Another way to help facilitate your student with emotional intelligence is the use of self-awareness exercises to help them become attuned to their internal thoughts and feelings, especially any negative self-views they may be holding, and help them to challenge these views. Unfortunately, as human beings, our internal dialogue can be somewhat negative and critical when it comes to how we view ourselves and the responses this invokes can sometimes be irrational, especially with teenage students who also have the added pressures of exam stress, high social expectations from their peers, not to mention the avalanche of hormones flooding their body.
One example of how a teacher can help a student with this is to get them to keep a diary. This can help them to better understand their feelings and look out for any patterns. What is triggering their anxiety? What helps them to feel better? This can also be a great homework task that promotes writing skills and sentence construction.

These types of activities do not need to be standalone aspects of your lesson. You can incorporate self-awareness exercises into your everyday teaching topics with the use of extension questions that allow the student to reflect on their own thoughts and feelings regarding a situation.
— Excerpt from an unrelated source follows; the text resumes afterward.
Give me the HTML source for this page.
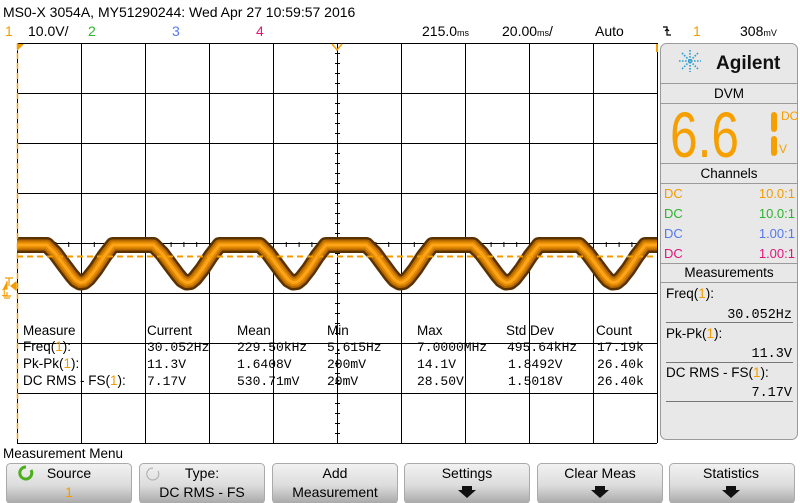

This may vary from a closed question such as ‘would this make you happy or sad?’ with a beginner, right through to fully self-aware and independent responses from a higher-level student.
If a teacher decides to tackle emotional intelligence in the classroom, the most important aspect is to help students avoid a negative spiral of self-talk. After a negative experience, it is natural to feel bad, but if you then start a negative internal dialogue this will make you feel even worse. Your behaviour in response to this could lead to more negative experiences. As a teacher, we need to help young people understand their feelings.

• Acknowledge the reality that negative things do occur and that feeling bad about them is natural.
• Emphasize that it’s when we repeat these negative thoughts and allow them to take over, that situations can become worse.
• Focus on positive aspects and allow these areas to flourish.

This can be developed further through the use of examples and inviting students to give positive alternative self-talk alternatives. At the end of the lesson, emphasize again that the first step to challenging negative self-talk is to become aware of it.
The world can be extremely stressful for children and young people and as teachers, it is important that we promote not only academic learning but also life skills to help students succeed and maintain wellbeing. Whether you decide to fully encompass this new approach, or just add a few small aspects, you could be making a big difference for your students!